There was always a part of me that wondered if it would have been an issue if it were a man. I thought I could answer that; maybe I really can't.

I was very involved at the O, then left for a while, and am now trying to come back a bit, namely because there are people I'm close to and because I like the odd bit of liturgy to frame my spirituality. All Souls', Christmas midnight mass and Easter Vigil resonate on levels that run through all traditions; they're archetypal and incredibly powerful. I'm not about to give those up.

And so, how to find the balance? Can I defect in place?
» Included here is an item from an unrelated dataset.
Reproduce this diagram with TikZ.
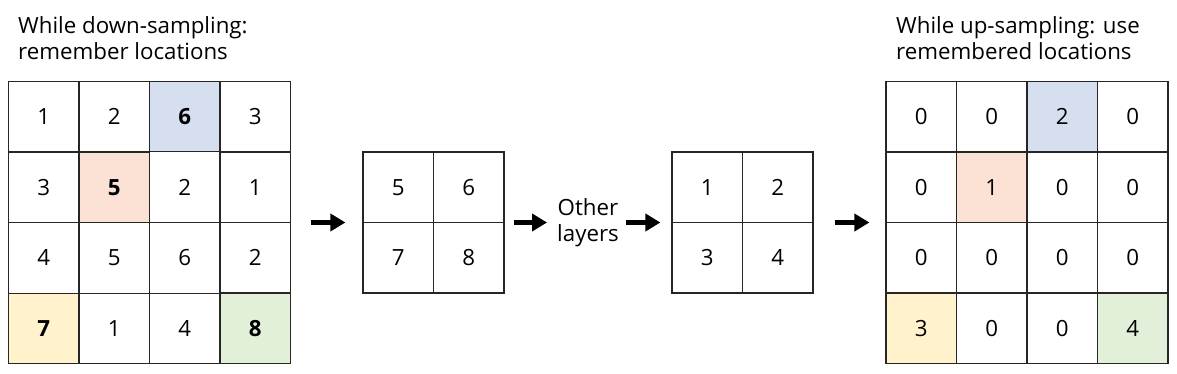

Can I find a way, because as one of the women in Defecting in place says, "I am still a Catholic and I refuse to be driven away from the community I claim as home."

I think I have, in a lot of ways. Most of the time now, I sit at mass, completely detached, feeling like an anthropologist or a psychologist, as if I'm looking at a beautiful painting, curiously unmoved, remembering that it once DID move me deeply. And in rare moments, when the liturgy meets archetype and becomes something much bigger than itself, still does. There is the odd intercession after which my mouth remains firmly shut, because I cannot, in good conscience, pray for that; there are verses I can't sing because I can't lie anymore; there is the occasional response I won't make.

Or am I fooling myself, and in reality, is it just that my body is there and my soul has been long absent, finding its refreshment elsewhere?

I know I love there, so my soul must be present, even if only occasionally. What I do know is that it needs more depth than it has found.

Yes, I defect. Whether it is in place remains to be seen.

2 comments:

Anonymous said...

I am afraid to say that quite a lot of male religious can sometimes lack manners. Not all, mind you, and not all of the time.

My own experience as an organist in a Catholic parish (not in Oxford) was that I was very rarely thanked, and quite often criticised, sometimes thoughtlessly. So it is not just women who are sidelined, but if a man does not pass the 'Hyland' test, he too can get sidelined.

As for 'we cannot be saying thank-you the whole time'; whoever said that, as you say, needs to do an about turn with regards to manners and gratitude. It is a poor excuse, and CAN be done if the recipients of whatever service it is start to think about the service received. But oh dear, that would mean acknowledging other people's feelings and needs - and from there, they might have to think of women as having lives and needs and abilities etc...we know where that would end, don't we...

CEAD said...

I will never understand the difficulty in offering a simple 'thank-you' when it's deserved. Yes, to be fair, there are sometimes complicated personal circumstances, but those are exceptional.